Notwithstanding the provisions of the preceding paragraphs the judge may order, in case of urgency, any provisional or protective measures.
[29] Italy has made no declaration of applicability regarding Article 15(2). Does the wording of Article 15(2) contemplate that Article 15(1) only applies where there is an Article 6 certificate of delivery or service? I do not find this to be the case. I find Article 15(1) to be freestanding: in states where Article 10 service is permitted, then default judgment may proceed if the service complies with Article 15(1).

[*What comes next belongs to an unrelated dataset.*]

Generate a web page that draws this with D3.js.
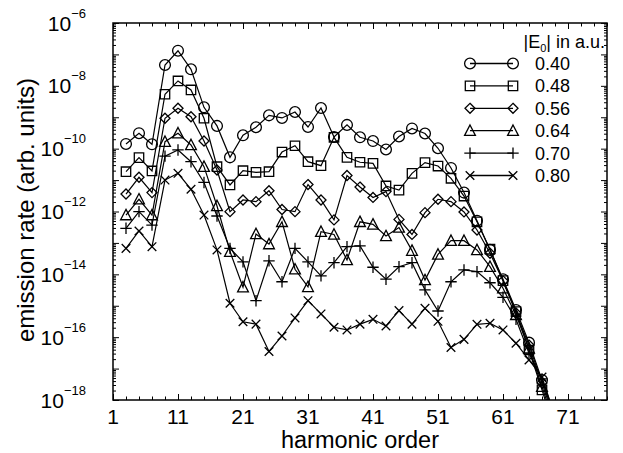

[30] I find that Article 15(1) is satisfied here, in that the application was actually delivered to the defendant or to his residence as provided for in Article 10(c) of the Hague Convention on Service Abroad, and the service or the delivery was effected in sufficient time to enable the defendant to defend (sixty days). Therefore, the applicant may proceed to obtain default judgment.
Issuse #3: Is the Applicant Entitled to the Relief Sought?
[31] The children are habitually resident in Ontario pursuant to s. 22(1)(a) of the Children’s Law Reform Act, R.S.O. 1990, c. C.12. They moved to Ontario with their mother in January 2016 pursuant to an order of the UK Family Court to which the father consented. The parents are divorced and the children reside with the mother and attend school in Ontario.
[32] The applicant should have sole custody of the children pursuant to s. 21 of the Children’s Law Reform Act, as it is in the best interests of the children. The mother has had de facto sole custody since moving to Canada, and has functioned as the primary responsible parent since separation in 2011. The children have resided with the mother since 2009, first in London and then in Ontario. The evidence is that the children have a good relationship with their mother, and their father has chosen not to see the children for 19 months. At no time since the children moved to Canada has Mr. Viscardi taken steps either to ensure that the Mirror Order was obtained or to enforce his rights to access, when it is clear that the children are here and the UK Consent Order clearly contemplated that Ontario courts would have jurisdiction to deal with future access difficulties. There is evidence that he has sent distressing texts and phone calls to the children, and has not kept up support payments. The children have expressed distress about seeing their father. This is a high conflict relationship, much of it caused by the respondent. The complaint to the Italian police about “abduction” by the mother appears suspect, given the father’s failure to take any steps to avail himself of a plethora of access opportunities, and his failure to obtain or enforce a Mirror Order in the Canadian courts as contemplated by the Consent UK Order, the CAO. On the evidence before me, sole custody to the mother/applicant.
[33] Access is always a critical issue for parents and children. The test for determining access is what order is in the best interests of the child. In making this determination, I have considered the “best interest” factors set out in subsection 24(2) of the Children’s Law Reform Act, as well as all other relevant considerations.
[34] The UK Court Order granted significant access to the father. He has failed to exercise his access rights. Nonetheless, the applicant is supportive of the father’s access rights as consistent with the best interests of the children to build a relationship with the father. Generally, children should have maximum contact with both parents if it is consistent with the child’s best interests: Gordon v. Goertz 1996 CanLII 191 (SCC), [1996] 2 S.C.R. 27.
[35] Given that he has not seen the children in 19 months, a graduated approach as reflected in the UK Court Order is appropriate. As such, order to go as signed by me today providing access to the father, in Ontario for the first 18 months, as agreed to by the parties or as determined by this Court to be in the children’s best interests.